-- Start Dataset excerpt --

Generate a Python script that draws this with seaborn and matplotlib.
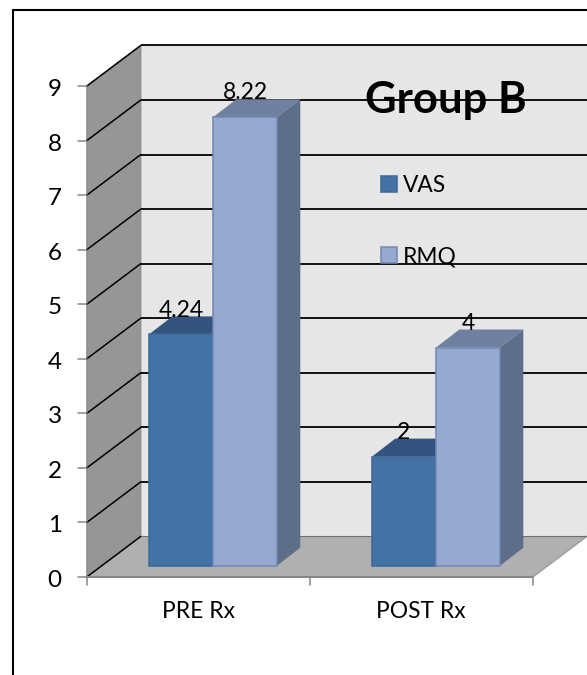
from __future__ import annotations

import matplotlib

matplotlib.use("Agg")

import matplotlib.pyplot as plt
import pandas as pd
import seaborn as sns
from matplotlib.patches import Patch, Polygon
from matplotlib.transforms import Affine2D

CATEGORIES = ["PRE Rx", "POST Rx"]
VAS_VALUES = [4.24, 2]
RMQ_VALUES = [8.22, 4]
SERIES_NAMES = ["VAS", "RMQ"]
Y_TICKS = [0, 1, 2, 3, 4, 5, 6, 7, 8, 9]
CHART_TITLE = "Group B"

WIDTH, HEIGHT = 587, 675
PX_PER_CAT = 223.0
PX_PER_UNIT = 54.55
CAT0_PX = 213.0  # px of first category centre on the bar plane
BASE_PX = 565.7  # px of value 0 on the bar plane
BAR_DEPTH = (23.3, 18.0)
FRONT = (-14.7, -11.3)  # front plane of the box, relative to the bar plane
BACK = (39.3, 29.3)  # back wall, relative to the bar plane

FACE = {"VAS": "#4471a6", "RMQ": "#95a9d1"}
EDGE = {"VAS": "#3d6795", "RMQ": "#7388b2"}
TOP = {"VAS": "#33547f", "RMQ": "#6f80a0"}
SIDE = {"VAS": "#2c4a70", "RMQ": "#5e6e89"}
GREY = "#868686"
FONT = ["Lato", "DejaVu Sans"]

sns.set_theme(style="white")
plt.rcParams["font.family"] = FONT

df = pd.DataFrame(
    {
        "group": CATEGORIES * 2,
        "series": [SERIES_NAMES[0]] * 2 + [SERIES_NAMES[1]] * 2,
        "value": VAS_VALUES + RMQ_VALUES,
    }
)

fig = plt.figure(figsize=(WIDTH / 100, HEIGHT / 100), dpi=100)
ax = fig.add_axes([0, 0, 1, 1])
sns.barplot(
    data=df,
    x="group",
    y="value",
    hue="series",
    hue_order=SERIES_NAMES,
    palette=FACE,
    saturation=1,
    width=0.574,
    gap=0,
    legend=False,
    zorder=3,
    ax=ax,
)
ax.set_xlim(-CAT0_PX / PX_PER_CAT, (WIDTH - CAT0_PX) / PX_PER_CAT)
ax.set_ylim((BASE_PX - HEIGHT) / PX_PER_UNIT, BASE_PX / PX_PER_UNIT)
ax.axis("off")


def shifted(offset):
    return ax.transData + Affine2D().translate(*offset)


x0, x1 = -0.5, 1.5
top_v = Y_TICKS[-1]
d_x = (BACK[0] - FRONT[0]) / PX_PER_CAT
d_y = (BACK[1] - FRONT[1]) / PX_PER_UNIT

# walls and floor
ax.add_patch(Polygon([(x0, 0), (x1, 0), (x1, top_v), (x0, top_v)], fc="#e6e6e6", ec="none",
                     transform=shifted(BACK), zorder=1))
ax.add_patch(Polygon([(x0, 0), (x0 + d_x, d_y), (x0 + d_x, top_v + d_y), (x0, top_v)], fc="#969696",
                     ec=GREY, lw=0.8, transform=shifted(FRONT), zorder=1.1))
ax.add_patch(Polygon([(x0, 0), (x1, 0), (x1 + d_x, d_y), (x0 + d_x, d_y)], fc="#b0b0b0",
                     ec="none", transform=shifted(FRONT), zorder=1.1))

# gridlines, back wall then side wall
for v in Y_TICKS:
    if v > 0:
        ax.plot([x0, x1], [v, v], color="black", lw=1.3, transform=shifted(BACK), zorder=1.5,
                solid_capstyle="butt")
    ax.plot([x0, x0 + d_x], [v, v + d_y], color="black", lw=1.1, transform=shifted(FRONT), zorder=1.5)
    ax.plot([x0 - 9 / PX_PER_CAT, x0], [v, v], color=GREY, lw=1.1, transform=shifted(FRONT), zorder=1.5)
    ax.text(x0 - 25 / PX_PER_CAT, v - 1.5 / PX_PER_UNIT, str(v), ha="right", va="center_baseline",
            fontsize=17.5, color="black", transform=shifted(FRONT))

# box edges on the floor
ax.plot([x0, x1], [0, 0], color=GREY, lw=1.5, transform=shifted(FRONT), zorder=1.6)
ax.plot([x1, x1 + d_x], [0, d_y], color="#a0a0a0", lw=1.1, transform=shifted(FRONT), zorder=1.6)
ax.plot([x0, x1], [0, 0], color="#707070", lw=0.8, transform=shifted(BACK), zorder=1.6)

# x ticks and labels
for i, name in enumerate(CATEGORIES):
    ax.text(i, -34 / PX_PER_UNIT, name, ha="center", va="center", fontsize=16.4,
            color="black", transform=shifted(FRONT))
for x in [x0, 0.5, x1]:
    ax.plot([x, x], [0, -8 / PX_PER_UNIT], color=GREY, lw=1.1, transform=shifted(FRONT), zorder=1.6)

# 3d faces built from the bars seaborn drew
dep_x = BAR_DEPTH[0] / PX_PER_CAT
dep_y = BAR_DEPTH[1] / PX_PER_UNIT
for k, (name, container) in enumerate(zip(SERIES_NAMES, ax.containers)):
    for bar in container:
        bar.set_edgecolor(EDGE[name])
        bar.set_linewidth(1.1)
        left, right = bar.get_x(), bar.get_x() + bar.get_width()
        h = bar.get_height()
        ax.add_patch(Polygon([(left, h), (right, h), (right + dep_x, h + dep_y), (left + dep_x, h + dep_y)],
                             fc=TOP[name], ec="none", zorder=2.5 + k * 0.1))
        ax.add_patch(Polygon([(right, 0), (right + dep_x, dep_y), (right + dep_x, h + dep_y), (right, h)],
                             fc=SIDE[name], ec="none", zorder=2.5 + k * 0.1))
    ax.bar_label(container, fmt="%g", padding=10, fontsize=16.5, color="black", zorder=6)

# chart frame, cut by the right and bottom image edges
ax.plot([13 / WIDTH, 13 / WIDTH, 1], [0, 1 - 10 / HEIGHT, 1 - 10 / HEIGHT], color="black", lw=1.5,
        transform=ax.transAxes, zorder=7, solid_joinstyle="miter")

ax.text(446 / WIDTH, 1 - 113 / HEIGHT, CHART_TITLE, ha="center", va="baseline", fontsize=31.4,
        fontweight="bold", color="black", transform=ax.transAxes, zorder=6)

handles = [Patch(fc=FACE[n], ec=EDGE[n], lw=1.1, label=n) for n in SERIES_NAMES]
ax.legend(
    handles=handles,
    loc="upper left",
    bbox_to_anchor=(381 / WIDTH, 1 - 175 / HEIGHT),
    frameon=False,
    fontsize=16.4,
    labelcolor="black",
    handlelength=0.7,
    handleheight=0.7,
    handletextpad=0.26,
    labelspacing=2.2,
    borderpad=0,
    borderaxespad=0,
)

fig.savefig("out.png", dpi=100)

-- End Dataset excerpt --

**Short problem:** Please set down each line of the data above exactly as written, without the pictures.

**Answer below:**
Generate a Python script that draws this with seaborn and matplotlib.
from __future__ import annotations

import matplotlib

matplotlib.use("Agg")

import matplotlib.pyplot as plt
import pandas as pd
import seaborn as sns
from matplotlib.patches import Patch, Polygon
from matplotlib.transforms import Affine2D

CATEGORIES = ["PRE Rx", "POST Rx"]
VAS_VALUES = [4.24, 2]
RMQ_VALUES = [8.22, 4]
SERIES_NAMES = ["VAS", "RMQ"]
Y_TICKS = [0, 1, 2, 3, 4, 5, 6, 7, 8, 9]
CHART_TITLE = "Group B"

WIDTH, HEIGHT = 587, 675
PX_PER_CAT = 223.0
PX_PER_UNIT = 54.55
CAT0_PX = 213.0  # px of first category centre on the bar plane
BASE_PX = 565.7  # px of value 0 on the bar plane
BAR_DEPTH = (23.3, 18.0)
FRONT = (-14.7, -11.3)  # front plane of the box, relative to the bar plane
BACK = (39.3, 29.3)  # back wall, relative to the bar plane

FACE = {"VAS": "#4471a6", "RMQ": "#95a9d1"}
EDGE = {"VAS": "#3d6795", "RMQ": "#7388b2"}
TOP = {"VAS": "#33547f", "RMQ": "#6f80a0"}
SIDE = {"VAS": "#2c4a70", "RMQ": "#5e6e89"}
GREY = "#868686"
FONT = ["Lato", "DejaVu Sans"]

sns.set_theme(style="white")
plt.rcParams["font.family"] = FONT

df = pd.DataFrame(
    {
        "group": CATEGORIES * 2,
        "series": [SERIES_NAMES[0]] * 2 + [SERIES_NAMES[1]] * 2,
        "value": VAS_VALUES + RMQ_VALUES,
    }
)

fig = plt.figure(figsize=(WIDTH / 100, HEIGHT / 100), dpi=100)
ax = fig.add_axes([0, 0, 1, 1])
sns.barplot(
    data=df,
    x="group",
    y="value",
    hue="series",
    hue_order=SERIES_NAMES,
    palette=FACE,
    saturation=1,
    width=0.574,
    gap=0,
    legend=False,
    zorder=3,
    ax=ax,
)
ax.set_xlim(-CAT0_PX / PX_PER_CAT, (WIDTH - CAT0_PX) / PX_PER_CAT)
ax.set_ylim((BASE_PX - HEIGHT) / PX_PER_UNIT, BASE_PX / PX_PER_UNIT)
ax.axis("off")


def shifted(offset):
    return ax.transData + Affine2D().translate(*offset)


x0, x1 = -0.5, 1.5
top_v = Y_TICKS[-1]
d_x = (BACK[0] - FRONT[0]) / PX_PER_CAT
d_y = (BACK[1] - FRONT[1]) / PX_PER_UNIT

# walls and floor
ax.add_patch(Polygon([(x0, 0), (x1, 0), (x1, top_v), (x0, top_v)], fc="#e6e6e6", ec="none",
                     transform=shifted(BACK), zorder=1))
ax.add_patch(Polygon([(x0, 0), (x0 + d_x, d_y), (x0 + d_x, top_v + d_y), (x0, top_v)], fc="#969696",
                     ec=GREY, lw=0.8, transform=shifted(FRONT), zorder=1.1))
ax.add_patch(Polygon([(x0, 0), (x1, 0), (x1 + d_x, d_y), (x0 + d_x, d_y)], fc="#b0b0b0",
                     ec="none", transform=shifted(FRONT), zorder=1.1))

# gridlines, back wall then side wall
for v in Y_TICKS:
    if v > 0:
        ax.plot([x0, x1], [v, v], color="black", lw=1.3, transform=shifted(BACK), zorder=1.5,
                solid_capstyle="butt")
    ax.plot([x0, x0 + d_x], [v, v + d_y], color="black", lw=1.1, transform=shifted(FRONT), zorder=1.5)
    ax.plot([x0 - 9 / PX_PER_CAT, x0], [v, v], color=GREY, lw=1.1, transform=shifted(FRONT), zorder=1.5)
    ax.text(x0 - 25 / PX_PER_CAT, v - 1.5 / PX_PER_UNIT, str(v), ha="right", va="center_baseline",
            fontsize=17.5, color="black", transform=shifted(FRONT))

# box edges on the floor
ax.plot([x0, x1], [0, 0], color=GREY, lw=1.5, transform=shifted(FRONT), zorder=1.6)
ax.plot([x1, x1 + d_x], [0, d_y], color="#a0a0a0", lw=1.1, transform=shifted(FRONT), zorder=1.6)
ax.plot([x0, x1], [0, 0], color="#707070", lw=0.8, transform=shifted(BACK), zorder=1.6)

# x ticks and labels
for i, name in enumerate(CATEGORIES):
    ax.text(i, -34 / PX_PER_UNIT, name, ha="center", va="center", fontsize=16.4,
            color="black", transform=shifted(FRONT))
for x in [x0, 0.5, x1]:
    ax.plot([x, x], [0, -8 / PX_PER_UNIT], color=GREY, lw=1.1, transform=shifted(FRONT), zorder=1.6)

# 3d faces built from the bars seaborn drew
dep_x = BAR_DEPTH[0] / PX_PER_CAT
dep_y = BAR_DEPTH[1] / PX_PER_UNIT
for k, (name, container) in enumerate(zip(SERIES_NAMES, ax.containers)):
    for bar in container:
        bar.set_edgecolor(EDGE[name])
        bar.set_linewidth(1.1)
        left, right = bar.get_x(), bar.get_x() + bar.get_width()
        h = bar.get_height()
        ax.add_patch(Polygon([(left, h), (right, h), (right + dep_x, h + dep_y), (left + dep_x, h + dep_y)],
                             fc=TOP[name], ec="none", zorder=2.5 + k * 0.1))
        ax.add_patch(Polygon([(right, 0), (right + dep_x, dep_y), (right + dep_x, h + dep_y), (right, h)],
                             fc=SIDE[name], ec="none", zorder=2.5 + k * 0.1))
    ax.bar_label(container, fmt="%g", padding=10, fontsize=16.5, color="black", zorder=6)

# chart frame, cut by the right and bottom image edges
ax.plot([13 / WIDTH, 13 / WIDTH, 1], [0, 1 - 10 / HEIGHT, 1 - 10 / HEIGHT], color="black", lw=1.5,
        transform=ax.transAxes, zorder=7, solid_joinstyle="miter")

ax.text(446 / WIDTH, 1 - 113 / HEIGHT, CHART_TITLE, ha="center", va="baseline", fontsize=31.4,
        fontweight="bold", color="black", transform=ax.transAxes, zorder=6)

handles = [Patch(fc=FACE[n], ec=EDGE[n], lw=1.1, label=n) for n in SERIES_NAMES]
ax.legend(
    handles=handles,
    loc="upper left",
    bbox_to_anchor=(381 / WIDTH, 1 - 175 / HEIGHT),
    frameon=False,
    fontsize=16.4,
    labelcolor="black",
    handlelength=0.7,
    handleheight=0.7,
    handletextpad=0.26,
    labelspacing=2.2,
    borderpad=0,
    borderaxespad=0,
)

fig.savefig("out.png", dpi=100)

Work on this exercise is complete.